►

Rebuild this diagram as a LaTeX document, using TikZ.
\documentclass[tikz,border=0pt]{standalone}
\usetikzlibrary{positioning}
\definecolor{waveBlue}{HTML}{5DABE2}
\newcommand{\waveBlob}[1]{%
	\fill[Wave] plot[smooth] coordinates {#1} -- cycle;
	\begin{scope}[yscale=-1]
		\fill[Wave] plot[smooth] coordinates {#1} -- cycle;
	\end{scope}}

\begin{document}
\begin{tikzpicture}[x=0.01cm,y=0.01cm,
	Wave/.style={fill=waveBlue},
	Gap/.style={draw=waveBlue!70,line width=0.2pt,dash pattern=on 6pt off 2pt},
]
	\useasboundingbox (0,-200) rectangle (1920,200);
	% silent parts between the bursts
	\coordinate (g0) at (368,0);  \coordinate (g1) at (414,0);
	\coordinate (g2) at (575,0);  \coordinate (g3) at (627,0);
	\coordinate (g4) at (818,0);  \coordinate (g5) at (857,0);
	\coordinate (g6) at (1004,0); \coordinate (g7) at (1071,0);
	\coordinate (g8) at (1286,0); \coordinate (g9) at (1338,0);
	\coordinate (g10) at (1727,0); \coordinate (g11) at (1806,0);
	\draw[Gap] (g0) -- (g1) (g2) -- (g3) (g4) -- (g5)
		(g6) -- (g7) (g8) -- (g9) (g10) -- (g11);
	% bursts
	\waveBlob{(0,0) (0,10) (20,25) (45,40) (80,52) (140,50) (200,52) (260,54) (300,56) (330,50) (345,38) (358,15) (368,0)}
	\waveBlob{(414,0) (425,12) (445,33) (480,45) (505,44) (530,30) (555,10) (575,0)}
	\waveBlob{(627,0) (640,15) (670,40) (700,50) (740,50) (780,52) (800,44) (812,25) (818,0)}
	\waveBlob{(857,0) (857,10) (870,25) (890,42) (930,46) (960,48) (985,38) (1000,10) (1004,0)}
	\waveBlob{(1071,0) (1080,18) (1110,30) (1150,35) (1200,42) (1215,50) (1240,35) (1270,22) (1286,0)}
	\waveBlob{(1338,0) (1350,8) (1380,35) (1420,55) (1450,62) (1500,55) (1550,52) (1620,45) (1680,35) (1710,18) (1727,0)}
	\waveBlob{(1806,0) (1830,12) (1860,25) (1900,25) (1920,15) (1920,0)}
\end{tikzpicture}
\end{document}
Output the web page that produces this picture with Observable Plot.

◄

Single out each line of the records above with the string "this" in it, and copy it.

Rebuild this diagram as a LaTeX document, using TikZ.
Output the web page that produces this picture with Observable Plot.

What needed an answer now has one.